● **Exercise prompt**: Starting at the line that contains "Clone this chart in matplotlib." and stopping after the line that contains "from matplotlib.path import Path", copy the lines exactly. Pictures are left out.

● **Information provided**:
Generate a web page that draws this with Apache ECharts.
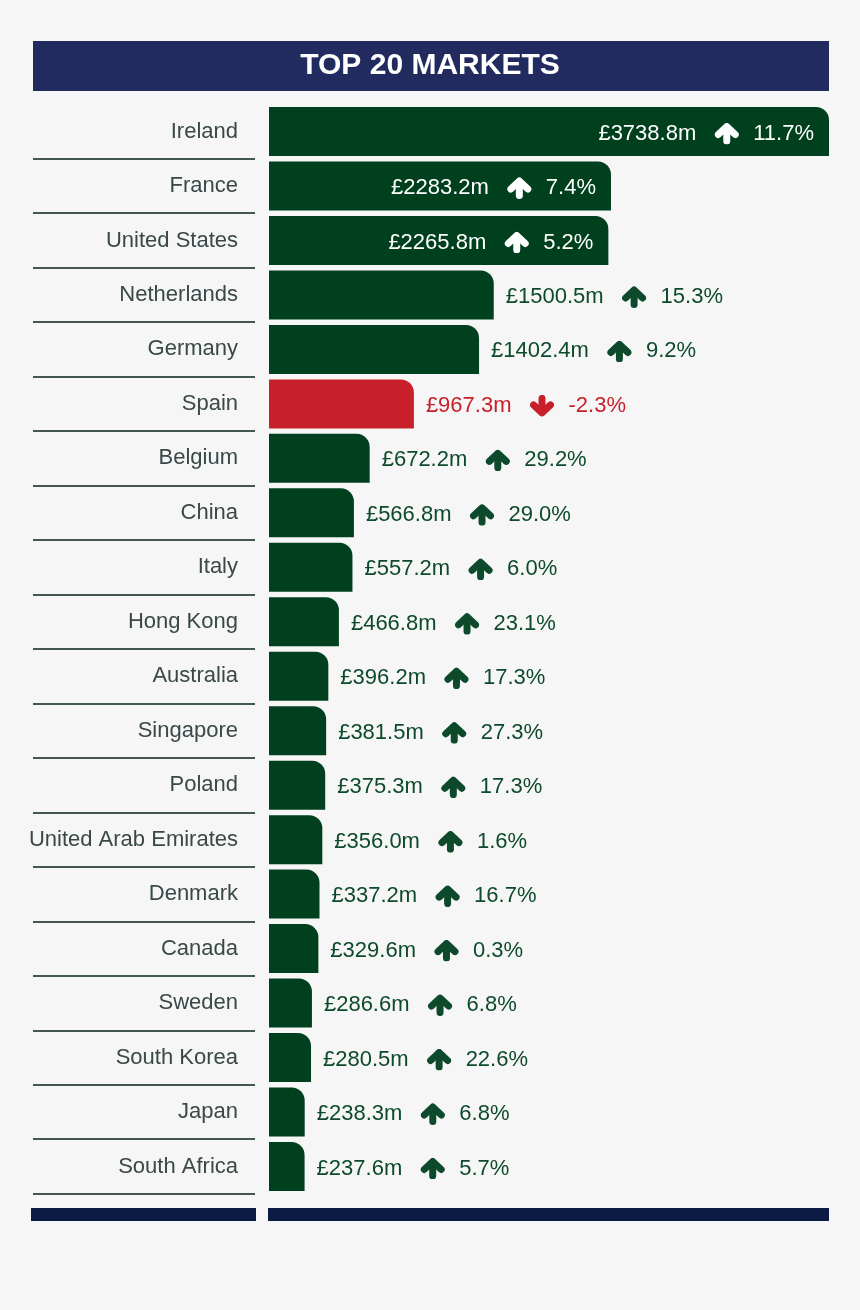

* * *

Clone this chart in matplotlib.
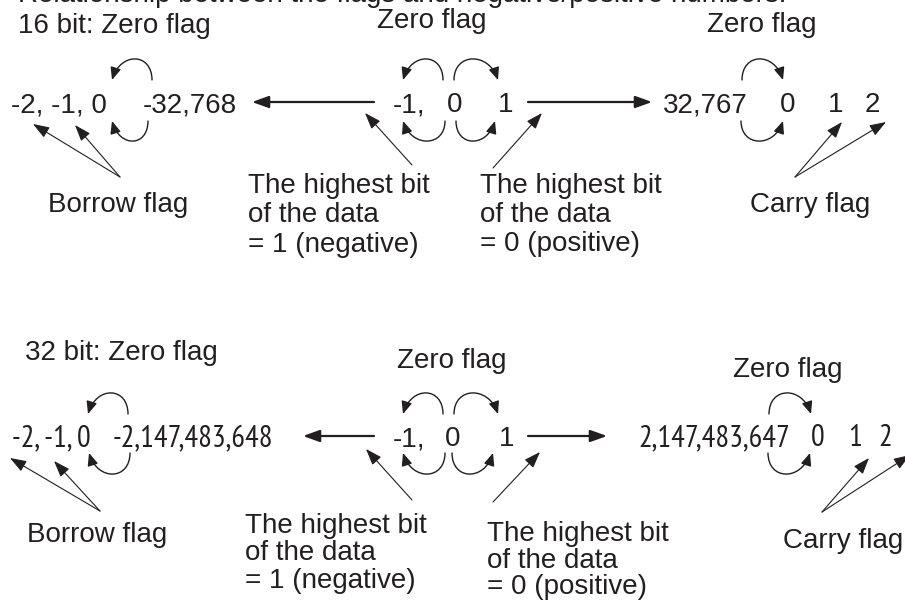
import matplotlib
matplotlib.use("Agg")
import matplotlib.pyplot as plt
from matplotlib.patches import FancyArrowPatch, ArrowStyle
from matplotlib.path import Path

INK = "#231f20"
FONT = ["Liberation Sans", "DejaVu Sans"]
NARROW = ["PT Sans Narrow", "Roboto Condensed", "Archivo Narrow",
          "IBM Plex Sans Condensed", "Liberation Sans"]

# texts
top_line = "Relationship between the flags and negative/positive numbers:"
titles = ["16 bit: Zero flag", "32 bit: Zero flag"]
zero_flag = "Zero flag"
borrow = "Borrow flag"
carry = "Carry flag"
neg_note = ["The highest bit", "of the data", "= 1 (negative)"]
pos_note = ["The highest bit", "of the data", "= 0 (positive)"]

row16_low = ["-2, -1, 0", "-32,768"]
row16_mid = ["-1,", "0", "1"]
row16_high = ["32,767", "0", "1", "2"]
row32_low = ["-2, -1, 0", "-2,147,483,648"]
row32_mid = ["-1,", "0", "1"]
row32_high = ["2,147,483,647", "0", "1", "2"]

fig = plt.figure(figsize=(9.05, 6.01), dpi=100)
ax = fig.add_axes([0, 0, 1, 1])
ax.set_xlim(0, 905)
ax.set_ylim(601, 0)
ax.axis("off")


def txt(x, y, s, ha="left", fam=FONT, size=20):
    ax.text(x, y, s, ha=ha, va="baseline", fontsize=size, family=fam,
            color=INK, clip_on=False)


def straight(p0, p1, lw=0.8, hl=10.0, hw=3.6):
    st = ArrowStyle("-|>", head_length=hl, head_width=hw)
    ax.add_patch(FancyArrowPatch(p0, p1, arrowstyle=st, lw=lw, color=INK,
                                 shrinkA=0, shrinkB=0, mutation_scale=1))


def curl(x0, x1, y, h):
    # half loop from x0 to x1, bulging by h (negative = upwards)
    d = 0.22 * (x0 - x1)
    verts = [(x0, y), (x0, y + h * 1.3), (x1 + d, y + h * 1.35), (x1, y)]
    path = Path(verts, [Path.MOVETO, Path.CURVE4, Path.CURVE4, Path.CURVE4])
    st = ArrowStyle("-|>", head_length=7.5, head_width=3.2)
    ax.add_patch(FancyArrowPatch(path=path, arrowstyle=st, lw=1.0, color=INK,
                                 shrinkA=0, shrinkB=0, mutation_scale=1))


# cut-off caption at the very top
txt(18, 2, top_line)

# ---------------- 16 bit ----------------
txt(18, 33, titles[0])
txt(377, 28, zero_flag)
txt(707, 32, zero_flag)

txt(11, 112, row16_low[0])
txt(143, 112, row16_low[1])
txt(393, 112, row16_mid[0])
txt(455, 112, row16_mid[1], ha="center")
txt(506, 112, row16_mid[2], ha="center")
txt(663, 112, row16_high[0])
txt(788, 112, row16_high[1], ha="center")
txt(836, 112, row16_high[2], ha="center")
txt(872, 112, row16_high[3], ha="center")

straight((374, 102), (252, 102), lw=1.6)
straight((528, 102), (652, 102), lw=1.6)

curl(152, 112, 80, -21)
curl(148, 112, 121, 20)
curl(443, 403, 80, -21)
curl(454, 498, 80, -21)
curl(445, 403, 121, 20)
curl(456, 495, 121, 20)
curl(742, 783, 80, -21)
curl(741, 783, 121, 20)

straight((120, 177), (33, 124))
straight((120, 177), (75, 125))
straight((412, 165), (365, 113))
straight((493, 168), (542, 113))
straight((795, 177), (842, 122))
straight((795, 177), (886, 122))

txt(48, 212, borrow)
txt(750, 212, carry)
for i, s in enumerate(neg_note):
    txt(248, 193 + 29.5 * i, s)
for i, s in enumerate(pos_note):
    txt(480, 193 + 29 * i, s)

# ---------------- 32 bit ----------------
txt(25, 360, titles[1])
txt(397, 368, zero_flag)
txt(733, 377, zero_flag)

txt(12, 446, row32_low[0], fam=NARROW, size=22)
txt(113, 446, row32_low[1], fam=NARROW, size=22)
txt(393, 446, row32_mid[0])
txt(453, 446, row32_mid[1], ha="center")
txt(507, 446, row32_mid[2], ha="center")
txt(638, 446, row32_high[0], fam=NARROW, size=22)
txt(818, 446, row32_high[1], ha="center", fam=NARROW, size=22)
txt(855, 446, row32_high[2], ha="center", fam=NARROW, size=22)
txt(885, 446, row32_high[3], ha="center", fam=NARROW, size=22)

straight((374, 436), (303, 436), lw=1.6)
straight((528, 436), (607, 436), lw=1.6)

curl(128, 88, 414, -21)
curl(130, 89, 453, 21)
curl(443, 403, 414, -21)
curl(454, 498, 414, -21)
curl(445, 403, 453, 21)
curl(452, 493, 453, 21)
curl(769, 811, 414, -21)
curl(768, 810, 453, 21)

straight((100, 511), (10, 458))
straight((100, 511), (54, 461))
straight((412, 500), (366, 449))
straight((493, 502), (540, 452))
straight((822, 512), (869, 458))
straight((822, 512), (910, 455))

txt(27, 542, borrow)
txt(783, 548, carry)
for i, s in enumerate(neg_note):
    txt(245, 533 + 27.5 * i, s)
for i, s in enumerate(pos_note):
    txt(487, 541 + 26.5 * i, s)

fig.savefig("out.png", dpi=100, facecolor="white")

● **Completed exercise**:
Clone this chart in matplotlib.
import matplotlib
matplotlib.use("Agg")
import matplotlib.pyplot as plt
from matplotlib.patches import FancyArrowPatch, ArrowStyle
from matplotlib.path import Path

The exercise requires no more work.